[Problem to solve] Only the lines from the start of the data to the line containing "import plotly.graph_objects as go", both included, should be output, exactly and without pictures.

--- Start Information provided ---

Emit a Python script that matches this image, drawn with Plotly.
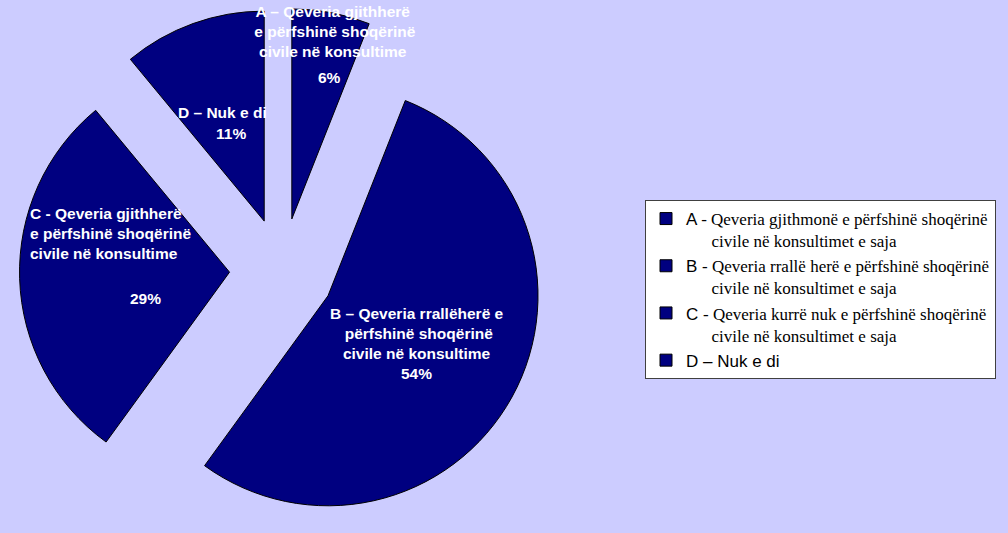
import plotly.graph_objects as go

# Survey answers: does the government include civil society in its consultations?
codes = ["A", "B", "C", "D"]
shares = [6, 54, 29, 11]
legend_names = [
    "A - Qeveria gjithmonë e përfshinë shoqërinë<br>civile në konsultimet e saja",
    "B - Qeveria rrallë herë e përfshinë shoqërinë<br>civile në konsultimet e saja",
    "C - Qeveria kurrë nuk e përfshinë shoqërinë<br>civile në konsultimet e saja",
    "D – Nuk e di",
]
slice_captions = [
    "A – Qeveria gjithherë<br> e përfshinë shoqërinë<br>civile në konsultime",
    "B – Qeveria rrallëherë e<br> përfshinë shoqërinë<br>civile në konsultime",
    "C - Qeveria gjithherë<br>e përfshinë shoqërinë<br>civile në konsultime",
    "D – Nuk e di",
]

W, H = 1008, 533
TOP = 8
NAVY = "#000080"
BG = "#CCCCFF"
SANS = "Liberation Sans"
SERIF = "Liberation Serif"
INDENT = "&nbsp;" * 6


def legend_label(text):
    # letter code in sans, description in serif, wrapped line indented
    head, rest = text.split(" ", 1)
    rest = rest.replace("<br>", "<br>" + INDENT)
    return f"<span style=\"font-family:'{SANS}'\">{head} </span>{rest}" if " - " in text else \
        f"<span style=\"font-family:'{SANS}'\">{text}</span>"


def px(x):
    return x / W


def py(y):
    return (H - y) / (H - TOP)


pie_cx = 282
half = (H - TOP) / 2

fig = go.Figure(
    go.Pie(
        labels=[legend_label(n) for n in legend_names],
        values=shares,
        sort=False,
        direction="clockwise",
        rotation=0,
        pull=[0.25] * len(shares),
        marker=dict(colors=[NAVY] * len(shares), line=dict(color="#000000", width=1)),
        textinfo="none",
        hoverinfo="skip",
        domain=dict(x=[px(pie_cx - half), px(pie_cx + half)], y=[0, 1]),
    )
)

# caption and percentage placement for each slice (pixel centres)
caption_pos = {"A": (333, 31), "B": (417, 333), "C": (110, 233), "D": (222, 113)}
pct_pos = {"A": (329, 77), "B": (416, 373), "C": (145, 298), "D": (231, 133)}
caption_align = {"A": "center", "B": "center", "C": "left", "D": "center"}

label_font = dict(family=SANS, size=15.5, color="white", weight="bold")
annotations = []
for code, cap, val in zip(codes, slice_captions, shares):
    cx, cy = caption_pos[code]
    annotations.append(dict(
        x=px(cx), y=py(cy), xref="paper", yref="paper", text=cap,
        showarrow=False, align=caption_align[code], font=label_font,
        xanchor="center", yanchor="middle",
    ))
    tx, ty = pct_pos[code]
    annotations.append(dict(
        x=px(tx), y=py(ty), xref="paper", yref="paper", text=f"{val}%",
        showarrow=False, font=label_font, xanchor="center", yanchor="middle",
    ))

fig.update_layout(
    width=W,
    height=H,
    margin=dict(l=0, r=0, t=TOP, b=0),
    paper_bgcolor=BG,
    plot_bgcolor=BG,
    annotations=annotations,
    showlegend=True,
    legend=dict(
        x=px(645), y=py(200), xanchor="left", yanchor="top",
        bgcolor="white", bordercolor="#404040", borderwidth=1,
        font=dict(family=SERIF, size=17, color="black"),
        valign="top", traceorder="normal",
    ),
)

fig.write_html("out.html")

--- End Information provided ---

[Expected output]
Emit a Python script that matches this image, drawn with Plotly.
import plotly.graph_objects as go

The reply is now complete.